How would you rate Lentil Soup With Greens and Rice?
Leave a Review
Reviews (8)
Back to TopDelicious recipe. If you truly want soup and not something that leans casserole, don’t cook the rice in with everything else - cook it on its own, in veg broth if you want to infuse a little more flavor into the rice itself, then put a portion in the bottom of the soup bowls.
AmyQ
5/2/2024
This dish was easy to make and had very good flavor and is hearty. However, the rice, which is added at the same time as the lentils, cooks for too long and becomes mushy in the dish. Next time I would either add the rice just 15 minutes before serving or would cook rice separately. This recipe has the rice simmering for 30 minutes which I found too much.
Anonymous
Grand Rapids
3/31/2024
A great pantry recipe that still feels fresh. The consistency was closer to a stew than a soup, but I liked it so I didn’t add more than the six cups of water and four of broth that the recipe called for.
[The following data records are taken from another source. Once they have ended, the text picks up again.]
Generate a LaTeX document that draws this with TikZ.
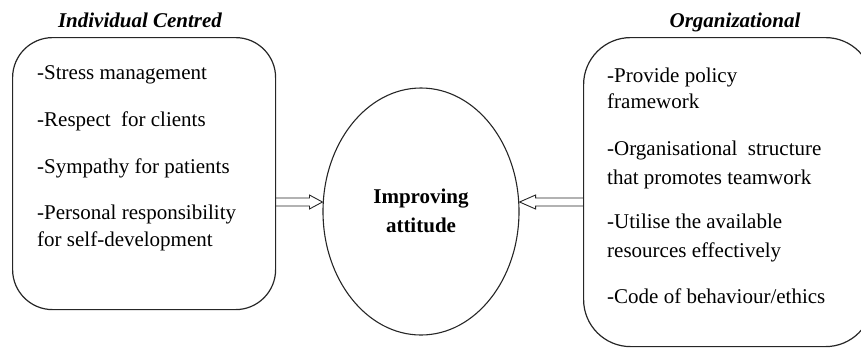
\documentclass[tikz,border=0pt]{standalone}
\usepackage{fontspec}
\setmainfont{Liberation Serif}
\usetikzlibrary{shapes.geometric,calc}
\tikzset{
  box/.style={draw=black!85, line width=1.2pt, anchor=north west},
  oval/.style={ellipse, draw=black!85, line width=1.1pt, inner sep=0pt},
  txt/.style={anchor=base west, inner sep=0pt, font=\fontsize{21}{26}\selectfont},
  ctr/.style={anchor=base, inner sep=0pt, font=\fontsize{21}{26}\selectfont\bfseries},
  ttl/.style={anchor=base, inner sep=0pt, font=\fontsize{21}{26}\selectfont\bfseries\itshape},
  arr/.style={draw=black!85, line width=0.9pt, line join=miter}
}
\begin{document}
\begin{tikzpicture}[x=1pt,y=-1pt]
\useasboundingbox (0,0) rectangle (861,349);
\clip (0,0) rectangle (861,349);
% boxes
\node[box, rounded corners=40pt, minimum width=263pt, minimum height=272pt] (L) at (12,37) {};
\node[box, rounded corners=47pt, minimum width=289pt, minimum height=309pt] (R) at (583,37) {};
\node[oval, minimum width=196pt, minimum height=247pt] (E) at (421,211.5) {};
% titles
\node[ttl] (tl) at (140,27) {Individual Centred};
\node[ttl] (tr) at (735,27) {Organizational};
% centre text
\node[ctr] (c1) at (421,203) {Improving};
\node[ctr] (c2) at (421,232) {attitude};
% left items
\node[txt] (l1) at (37,79) {-Stress management};
\node[txt] (l2) at (37,126) {-Respect\ \ for clients};
\node[txt] (l3) at (37,173) {-Sympathy\ for patients};
\node[txt] (l4) at (37,219) {-Personal\ responsibility};
\node[txt] (l5) at (37,246) {for self-development};
% right items
\node[txt] (r1) at (607,82) {-Provide policy};
\node[txt] (r2) at (607,108) {framework};
\node[txt] (r3) at (607,155) {-Organisational\ \ structure};
\node[txt] (r4) at (607,184) {that promotes teamwork};
\node[txt] (r5) at (607,228) {-Utilise the available};
\node[txt] (r6) at (607,257) {resources effectively};
\node[txt] (r7) at (607,303) {-Code of behaviour/ethics};
% arrows
\coordinate (ay) at (0,202);
\coordinate (ls) at (L.east |- ay);
\coordinate (lt) at (E.west |- ay);
\coordinate (rs) at (R.west |- ay);
\coordinate (rt) at (E.east |- ay);
\draw[arr] ($(ls)+(0,-4)$) -- ($(lt)+(-13,-4)$) -- ($(lt)+(-13,-7)$) -- (lt)
  -- ($(lt)+(-13,7)$) -- ($(lt)+(-13,4)$) -- ($(ls)+(0,4)$);
\draw[arr] ($(rs)+(0,-4)$) -- ($(rt)+(16,-4)$) -- ($(rt)+(16,-7)$) -- (rt)
  -- ($(rt)+(16,7)$) -- ($(rt)+(16,4)$) -- ($(rs)+(0,4)$);
\end{tikzpicture}
\end{document}
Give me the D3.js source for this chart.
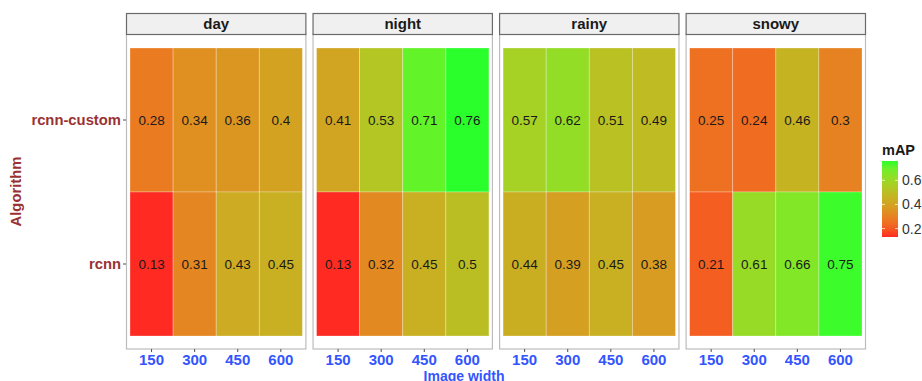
<!DOCTYPE html>
<html>
<head>
<meta charset="utf-8">
<script src="https://cdn.jsdelivr.net/npm/d3@7"></script>
<style>
  body { margin: 0; background: #fff; }
  text { font-family: "Liberation Sans", Arial, sans-serif; }
</style>
</head>
<body>
<svg id="chart" width="922" height="381"></svg>
<script>
// conditions (facets), image widths and algorithms
const conditions = ['day', 'night', 'rainy', 'snowy'];
const widths = ['150', '300', '450', '600'];
const algorithms = ['rcnn-custom', 'rcnn'];

// mAP values per condition, in widths order
const dayCustom = [0.28, 0.34, 0.36, 0.4];
const dayRcnn = [0.13, 0.31, 0.43, 0.45];
const nightCustom = [0.41, 0.53, 0.71, 0.76];
const nightRcnn = [0.13, 0.32, 0.45, 0.5];
const rainyCustom = [0.57, 0.62, 0.51, 0.49];
const rainyRcnn = [0.44, 0.39, 0.45, 0.38];
const snowyCustom = [0.25, 0.24, 0.46, 0.3];
const snowyRcnn = [0.21, 0.61, 0.66, 0.75];

const legendTicks = [0.2, 0.4, 0.6];

const svg = d3.select('#chart');

// build long table
const series = {
    day: [dayCustom, dayRcnn],
    night: [nightCustom, nightRcnn],
    rainy: [rainyCustom, rainyRcnn],
    snowy: [snowyCustom, snowyRcnn]
};
const cells = [];
conditions.forEach(function (c) {
    algorithms.forEach(function (a, i) {
        series[c][i].forEach(function (v, j) {
            cells.push({ cond: c, alg: a, w: widths[j], v: v });
        });
    });
});

const vmin = d3.min(cells, d => d.v);
const vmax = d3.max(cells, d => d.v);

const color = d3.scaleSequential()
    .domain([vmin, vmax])
    .interpolator(d3.interpolateLab('#ff2b22', '#2bff2b'));

const facet = d3.scaleBand()
    .domain(conditions)
    .range([126, 866])
    .paddingInner(0.033);

const panelTop = 34, panelBottom = 349;
const stripTop = 13;

const y = d3.scaleBand()
    .domain(algorithms)
    .range([48, 336]);

const darkRed = '#993333';
const blue = '#3355ff';

conditions.forEach(function (c) {
    const x0 = facet(c);
    const pw = facet.bandwidth();
    const x = d3.scaleBand()
        .domain(widths)
        .range([x0 + 4, x0 + pw - 4]);

    const g = svg.append('g').attr('class', 'panel');

    // panel border
    g.append('rect')
        .attr('x', x0 + 0.5).attr('y', panelTop)
        .attr('width', pw - 1).attr('height', panelBottom - panelTop)
        .attr('fill', '#fff')
        .attr('stroke', '#bdbdbd').attr('stroke-width', 1.2);

    // strip
    g.append('rect')
        .attr('x', x0 + 0.5).attr('y', stripTop + 0.5)
        .attr('width', pw - 1).attr('height', panelTop - stripTop)
        .attr('fill', '#f0f0f0')
        .attr('stroke', '#6b6b6b').attr('stroke-width', 1.2);
    g.append('text')
        .attr('x', x0 + pw / 2).attr('y', stripTop + 16)
        .attr('text-anchor', 'middle')
        .attr('font-size', 15).attr('font-weight', 'bold')
        .attr('fill', '#1a1a1a')
        .text(c);

    const data = cells.filter(d => d.cond === c);

    g.selectAll('rect.tile')
        .data(data)
        .enter().append('rect')
        .attr('class', 'tile')
        .attr('x', d => x(d.w))
        .attr('y', d => y(d.alg))
        .attr('width', x.bandwidth())
        .attr('height', y.bandwidth())
        .attr('fill', d => color(d.v))
        .attr('stroke', 'rgba(255,255,255,0.35)')
        .attr('stroke-width', 0.8);

    g.selectAll('text.lab')
        .data(data)
        .enter().append('text')
        .attr('class', 'lab')
        .attr('x', d => x(d.w) + x.bandwidth() / 2)
        .attr('y', d => y(d.alg) + y.bandwidth() / 2 + 5)
        .attr('text-anchor', 'middle')
        .attr('font-size', 13.5)
        .attr('fill', '#1a1a1a')
        .text(d => d.v);

    // x axis
    const xAxis = g.append('g')
        .attr('transform', 'translate(0,' + panelBottom + ')')
        .call(d3.axisBottom(x).tickSize(3).tickPadding(2));
    xAxis.select('.domain').remove();
    xAxis.selectAll('line').attr('stroke', '#4d4d4d');
    xAxis.selectAll('text')
        .attr('font-size', 15).attr('font-weight', 'bold')
        .attr('fill', blue)
        .attr('font-family', '"Liberation Sans", Arial, sans-serif');
});

// y axis
const yAxis = svg.append('g')
    .attr('transform', 'translate(126,0)')
    .call(d3.axisLeft(y).tickSize(3).tickPadding(2));
yAxis.select('.domain').remove();
yAxis.selectAll('line').attr('stroke', '#4d4d4d');
yAxis.selectAll('text')
    .attr('font-size', 14.8).attr('font-weight', 'bold')
    .attr('fill', darkRed)
    .attr('font-family', '"Liberation Sans", Arial, sans-serif');

// axis titles
svg.append('text')
    .attr('x', 464)
    .attr('y', 381)
    .attr('text-anchor', 'middle')
    .attr('font-size', 14).attr('font-weight', 'bold')
    .attr('fill', blue)
    .text('Image width');

svg.append('text')
    .attr('transform', 'translate(21,' + (panelTop + panelBottom) / 2 + ') rotate(-90)')
    .attr('text-anchor', 'middle')
    .attr('font-size', 14.8).attr('font-weight', 'bold')
    .attr('fill', darkRed)
    .text('Algorithm');

// legend
const lx = 882, lTop = 161, lBottom = 237, lw = 16;
const ly = d3.scaleLinear().domain([vmin, vmax]).range([lBottom, lTop]);

const defs = svg.append('defs');
const grad = defs.append('linearGradient')
    .attr('id', 'lg').attr('x1', 0).attr('y1', 1).attr('x2', 0).attr('y2', 0);
d3.range(0, 1.0001, 0.1).forEach(function (t) {
    grad.append('stop')
        .attr('offset', t)
        .attr('stop-color', color(vmin + t * (vmax - vmin)));
});

svg.append('text')
    .attr('x', lx).attr('y', 155)
    .attr('font-size', 14.5).attr('font-weight', 'bold')
    .attr('fill', '#1a1a1a')
    .text('mAP');

svg.append('rect')
    .attr('x', lx).attr('y', lTop)
    .attr('width', lw).attr('height', lBottom - lTop)
    .attr('fill', 'url(#lg)');

const lAxis = svg.append('g')
    .attr('transform', 'translate(' + (lx + lw) + ',0)')
    .call(d3.axisRight(ly).tickValues(legendTicks).tickSize(0).tickPadding(4).tickFormat(d3.format('.1f')));
lAxis.select('.domain').remove();
lAxis.selectAll('text')
    .attr('font-size', 14)
    .attr('fill', '#333')
    .attr('font-family', '"Liberation Sans", Arial, sans-serif');

legendTicks.forEach(function (t) {
    svg.append('line')
        .attr('x1', lx).attr('x2', lx + 3)
        .attr('y1', ly(t)).attr('y2', ly(t))
        .attr('stroke', 'rgba(255,255,255,0.7)');
    svg.append('line')
        .attr('x1', lx + lw - 3).attr('x2', lx + lw)
        .attr('y1', ly(t)).attr('y2', ly(t))
        .attr('stroke', 'rgba(255,255,255,0.7)');
});
</script>
</body>
</html>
Cooking the onions until they were frizzled were key. It gave it a great depth of flavor. Definitely made way more than four servings but it’ll freeze easily.
Anonymous
3/24/2024
This is good. I used fresh spinach because that’s what I had and had to opt for brown lentils for the same reason. I think green will work better next time as they hold their shape during cooking. Do not skip the butter knob at the end. Splash citrus is great, and also add a little bit of olive oil. Suspect I will have to add more liquid when I reheat this. Also, will add more spinach.
Glory
NJ
3/23/2024
Fantastic recipe - the ingredients sounded like a good combination, but it’s tastier than I would have imagined. Cooking the spinach & herbs separately kept the flavors from getting lost. I meal prepped it for lunch and was in a hurry to eat the first day - I didn’t have time to mix up the yogurt sauce and instead used plain whole milk Greek yogurt; it was still delicious!
Anonymous
Atlanta, GA
3/20/2024
This is a very delicious, simple and chic recipe. The blend of savory spices with citrus made this dish very exciting for such an easy meal. It was not as soupy as I expected considering the total 10 cups of liquid required (yay!). I added shredded chicken breasts towards the end for protein and it gave me 6 total servings. The yogurt mixture was the perfect topping!
Chef Gabò
Seattle, WA
3/19/2024
I was nervous about how this was going to turn out. My husband hates cumin, but I was looking for something vegetarian. The flavor was amazing. Don’t skip the yogurt sauce. It really added to the flavor of the soup. I had so many leftovers, I was able to share with a friend after my husband and son had seconds. I will definitely make this again. The only change I made was to use fresh spinach.